Michael Chabon non voleva scrivere un tributo al mondo dei fumetti, voleva vincere il Pulitzer, ecco perché ha sfornato un romanzo sornione, piacione, che tenta sfacciatamente di accontentare tutti. Vuoi delle minoranze? Abbiamo ebrei, immigrati e perfino qualche gay. Vuoi del dramma? Abbiamo la struggente storia del fratellino che deve arrivare negli Stati Uniti e anche i nazisti, perché ogni romanzo è migliore (e immediatamente gradito alla critica) se ci metti dei nazisti. Vuoi una travagliata storia d’ammmoreH? Abbiamo pure quella. Vuoi del fantasy (ma non troppo che i romanzi di genere puzzano e non vincono premi letterari)? Ecco che il Golem di Praga fa un inutile comparsata.
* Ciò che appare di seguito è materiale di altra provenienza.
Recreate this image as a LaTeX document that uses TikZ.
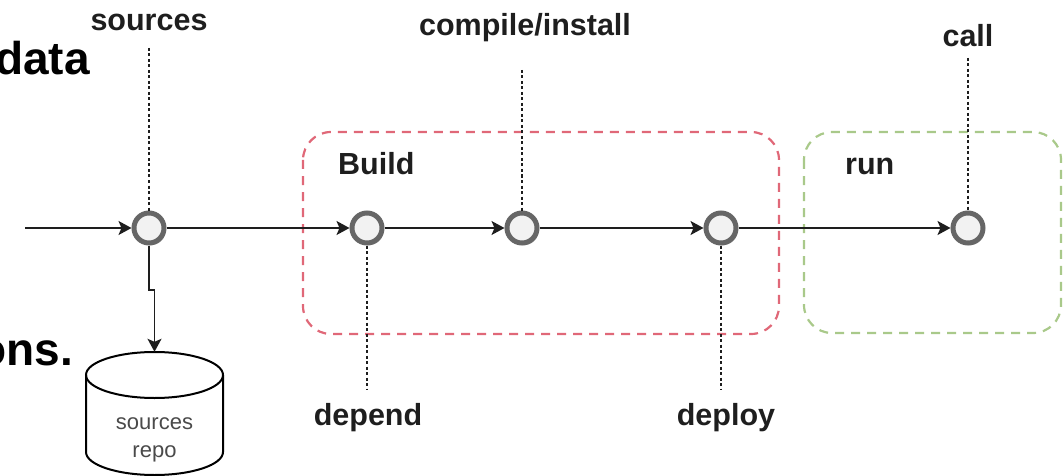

Vuoi l’atmosfera dei magici anni Trenta? Eccoti un po’ di name dropping: Salvador Dalì, Elanor Roosevelt, Stan Lee, Orson Welles. Sì, sono solo nomi messi così a caso, ma vuoi mettere quanta atmosfera fanno? Cioè, Joe e Sam vanno a una festa e alla festa c’è Dalì! Poco importa che la scena non avrà alcun impatto sul futuro della storia e sullo sviluppo dei personaggi, c’è un VIP, e quindi è automaticamente una figata, giusto?
In conclusione
Gente, io questo romanzo l’ho detestato più di un fantasy scritto col culo da una tredicenne italiana in overdose da Licia Troisi. Ho trovato ridicolo il modo in cui tentava disperatamente di farsi amare e lo stile inutilmente prolisso di Chabon ha fatto da colpo di grazia.
Ultimo chiodo sulla bara, la traduzione italiana. Che dire che è fatta con il culo è farle un complimento. Dico solo una cosa, perché mi è rimasta impressa: “football” diventa “calcio americano”.
Quindi, a mo’ di commento finale, riprendendo la quarta di copertina dell’edizione italiana:
Che rapporti ci sono tra il Golem di Praga, il Mago Houdini e un eroe dei fumetti di nome Escapista?
Assolutamente nessuno, se non la smania di un autore di vincere il Pulitzer.
State alla larga da questo romanzo, lo dico per voi.